>> start

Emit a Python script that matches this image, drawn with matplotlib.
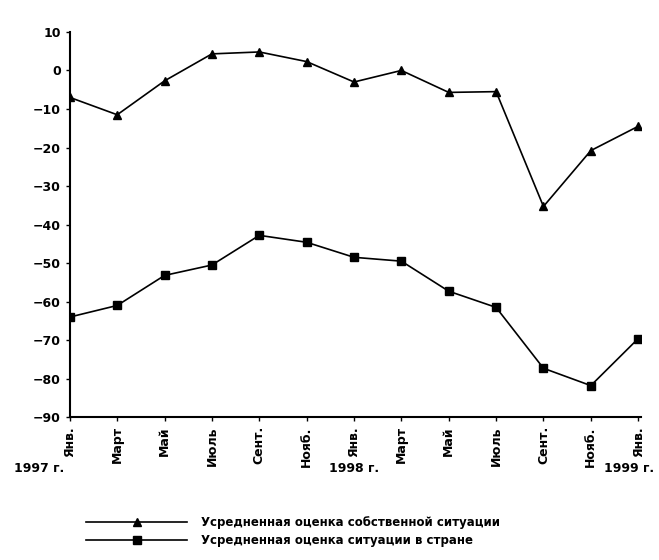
import matplotlib
matplotlib.use("Agg")
import matplotlib.pyplot as plt

# --- data ---
months = ["Янв.", "Март", "Май", "Июль", "Сент.", "Нояб.",
          "Янв.", "Март", "Май", "Июль", "Сент.", "Нояб.", "Янв."]
own_situation = [-7, -11.5, -2.7, 4.3, 4.8, 2.3, -3, 0, -5.7, -5.5, -35.3, -20.8, -14.5]
country_situation = [-64, -61, -53.2, -50.5, -42.8, -44.6, -48.5, -49.5, -57.3, -61.5, -77.3, -81.8, -69.6]
years = ["1997 г.", "1998 г.", "1999 г."]
legend_labels = ["Усредненная оценка собственной ситуации",
                 "Усредненная оценка ситуации в стране"]
y_ticks = list(range(10, -100, -10))

plt.rcParams['font.family'] = ['DejaVu Sans']

fig = plt.figure(figsize=(6.59, 5.6), dpi=100)
ax = fig.add_axes([0.106, 0.255, 0.866, 0.688])

x = list(range(len(months)))
l1, = ax.plot(x, own_situation, color='k', lw=1.2, marker='^', ms=5.5)
l2, = ax.plot(x, country_situation, color='k', lw=1.2, marker='s', ms=5.5)

ax.set_xlim(0, 12.05)
ax.set_ylim(-90, 10)
ax.set_yticks(y_ticks)
ax.set_yticklabels([f"{v:d}".replace("-", "\u2212") for v in y_ticks],
                   fontsize=9, fontweight='bold')
ax.set_xticks(x)
ax.set_xticklabels(months, rotation=90, fontsize=9, fontweight='bold')
ax.tick_params(axis='both', direction='out', length=3, width=1)

for side in ['top', 'right']:
    ax.spines[side].set_visible(False)
for side in ['left', 'bottom']:
    ax.spines[side].set_linewidth(1.5)

# year labels under the month ticks
year_x = [0.06, 0.538, 0.955]
for yx, yt in zip(year_x, years):
    fig.text(yx, 0.164, yt, ha='center', va='center', fontsize=9, fontweight='bold')

fig.legend([l1, l2], legend_labels, loc='lower left',
           bbox_to_anchor=(0.115, 0.004), frameon=False, handlelength=8.5,
           handletextpad=1.2, prop={'size': 8.5, 'weight': 'bold'},
           labelspacing=0.45)

fig.savefig("out.png", dpi=100)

>> end

## Task objective
Set down the material exactly, every line of it, except for the pictures.

## The output
Emit a Python script that matches this image, drawn with matplotlib.
import matplotlib
matplotlib.use("Agg")
import matplotlib.pyplot as plt

# --- data ---
months = ["Янв.", "Март", "Май", "Июль", "Сент.", "Нояб.",
          "Янв.", "Март", "Май", "Июль", "Сент.", "Нояб.", "Янв."]
own_situation = [-7, -11.5, -2.7, 4.3, 4.8, 2.3, -3, 0, -5.7, -5.5, -35.3, -20.8, -14.5]
country_situation = [-64, -61, -53.2, -50.5, -42.8, -44.6, -48.5, -49.5, -57.3, -61.5, -77.3, -81.8, -69.6]
years = ["1997 г.", "1998 г.", "1999 г."]
legend_labels = ["Усредненная оценка собственной ситуации",
                 "Усредненная оценка ситуации в стране"]
y_ticks = list(range(10, -100, -10))

plt.rcParams['font.family'] = ['DejaVu Sans']

fig = plt.figure(figsize=(6.59, 5.6), dpi=100)
ax = fig.add_axes([0.106, 0.255, 0.866, 0.688])

x = list(range(len(months)))
l1, = ax.plot(x, own_situation, color='k', lw=1.2, marker='^', ms=5.5)
l2, = ax.plot(x, country_situation, color='k', lw=1.2, marker='s', ms=5.5)

ax.set_xlim(0, 12.05)
ax.set_ylim(-90, 10)
ax.set_yticks(y_ticks)
ax.set_yticklabels([f"{v:d}".replace("-", "\u2212") for v in y_ticks],
                   fontsize=9, fontweight='bold')
ax.set_xticks(x)
ax.set_xticklabels(months, rotation=90, fontsize=9, fontweight='bold')
ax.tick_params(axis='both', direction='out', length=3, width=1)

for side in ['top', 'right']:
    ax.spines[side].set_visible(False)
for side in ['left', 'bottom']:
    ax.spines[side].set_linewidth(1.5)

# year labels under the month ticks
year_x = [0.06, 0.538, 0.955]
for yx, yt in zip(year_x, years):
    fig.text(yx, 0.164, yt, ha='center', va='center', fontsize=9, fontweight='bold')

fig.legend([l1, l2], legend_labels, loc='lower left',
           bbox_to_anchor=(0.115, 0.004), frameon=False, handlelength=8.5,
           handletextpad=1.2, prop={'size': 8.5, 'weight': 'bold'},
           labelspacing=0.45)

fig.savefig("out.png", dpi=100)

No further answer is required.